**DATASET EXTRACT**
-------

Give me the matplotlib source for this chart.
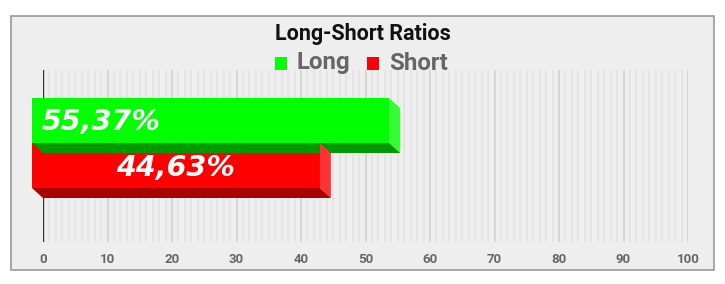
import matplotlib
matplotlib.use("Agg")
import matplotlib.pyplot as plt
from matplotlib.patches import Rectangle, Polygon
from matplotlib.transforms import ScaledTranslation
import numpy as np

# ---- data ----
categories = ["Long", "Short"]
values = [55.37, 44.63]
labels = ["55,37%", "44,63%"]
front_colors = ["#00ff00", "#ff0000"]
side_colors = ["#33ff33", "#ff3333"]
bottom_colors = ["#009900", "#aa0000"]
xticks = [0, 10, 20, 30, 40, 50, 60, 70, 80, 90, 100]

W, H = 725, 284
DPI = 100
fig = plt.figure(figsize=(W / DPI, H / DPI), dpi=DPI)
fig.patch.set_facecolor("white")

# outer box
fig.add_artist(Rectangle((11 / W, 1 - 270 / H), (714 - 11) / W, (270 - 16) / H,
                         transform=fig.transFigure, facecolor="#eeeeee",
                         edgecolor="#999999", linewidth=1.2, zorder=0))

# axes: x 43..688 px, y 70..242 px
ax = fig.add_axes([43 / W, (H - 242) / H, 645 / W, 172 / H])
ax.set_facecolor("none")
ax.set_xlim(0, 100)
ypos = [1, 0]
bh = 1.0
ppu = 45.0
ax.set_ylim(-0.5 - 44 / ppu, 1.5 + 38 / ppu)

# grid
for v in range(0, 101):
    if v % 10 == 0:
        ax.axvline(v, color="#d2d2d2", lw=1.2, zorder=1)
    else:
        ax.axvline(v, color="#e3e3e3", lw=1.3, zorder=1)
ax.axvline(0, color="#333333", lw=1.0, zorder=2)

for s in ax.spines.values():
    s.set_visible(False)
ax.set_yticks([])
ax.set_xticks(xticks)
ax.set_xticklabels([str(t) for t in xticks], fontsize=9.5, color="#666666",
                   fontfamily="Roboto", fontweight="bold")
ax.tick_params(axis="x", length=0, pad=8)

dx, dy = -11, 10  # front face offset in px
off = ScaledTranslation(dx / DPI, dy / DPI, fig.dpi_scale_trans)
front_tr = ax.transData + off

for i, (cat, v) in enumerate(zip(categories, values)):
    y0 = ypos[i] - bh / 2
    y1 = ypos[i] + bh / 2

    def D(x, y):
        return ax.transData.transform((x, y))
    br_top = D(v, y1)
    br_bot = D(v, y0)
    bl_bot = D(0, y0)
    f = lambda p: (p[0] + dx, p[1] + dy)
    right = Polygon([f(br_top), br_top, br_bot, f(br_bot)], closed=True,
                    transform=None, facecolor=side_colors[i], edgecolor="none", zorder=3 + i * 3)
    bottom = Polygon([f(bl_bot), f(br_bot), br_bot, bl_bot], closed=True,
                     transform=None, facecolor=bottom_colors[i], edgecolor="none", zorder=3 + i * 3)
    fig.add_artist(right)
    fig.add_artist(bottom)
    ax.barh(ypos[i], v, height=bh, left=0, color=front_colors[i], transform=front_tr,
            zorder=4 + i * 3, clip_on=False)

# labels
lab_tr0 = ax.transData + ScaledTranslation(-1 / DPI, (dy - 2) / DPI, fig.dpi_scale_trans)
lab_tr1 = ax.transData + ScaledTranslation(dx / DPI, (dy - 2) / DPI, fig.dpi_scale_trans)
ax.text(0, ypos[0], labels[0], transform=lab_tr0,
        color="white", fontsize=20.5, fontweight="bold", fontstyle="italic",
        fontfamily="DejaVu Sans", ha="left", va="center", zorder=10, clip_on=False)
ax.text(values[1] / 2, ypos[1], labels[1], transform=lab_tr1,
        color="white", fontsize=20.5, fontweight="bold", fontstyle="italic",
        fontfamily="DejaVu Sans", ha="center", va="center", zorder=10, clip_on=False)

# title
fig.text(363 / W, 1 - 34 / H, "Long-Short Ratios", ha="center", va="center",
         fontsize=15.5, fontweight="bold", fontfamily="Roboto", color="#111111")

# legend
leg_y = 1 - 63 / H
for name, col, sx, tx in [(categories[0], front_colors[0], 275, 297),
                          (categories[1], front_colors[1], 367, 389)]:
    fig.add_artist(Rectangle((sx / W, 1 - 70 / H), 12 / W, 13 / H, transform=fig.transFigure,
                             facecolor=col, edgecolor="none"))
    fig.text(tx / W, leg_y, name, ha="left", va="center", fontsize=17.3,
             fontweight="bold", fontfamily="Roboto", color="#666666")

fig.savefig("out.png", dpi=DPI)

-------

**WORK TO COMPLETE**
Reproduce exactly the run of lines that opens the listing and closes with the line holding "import numpy as np". Pictures are excluded.

**REPLY**
Give me the matplotlib source for this chart.
import matplotlib
matplotlib.use("Agg")
import matplotlib.pyplot as plt
from matplotlib.patches import Rectangle, Polygon
from matplotlib.transforms import ScaledTranslation
import numpy as np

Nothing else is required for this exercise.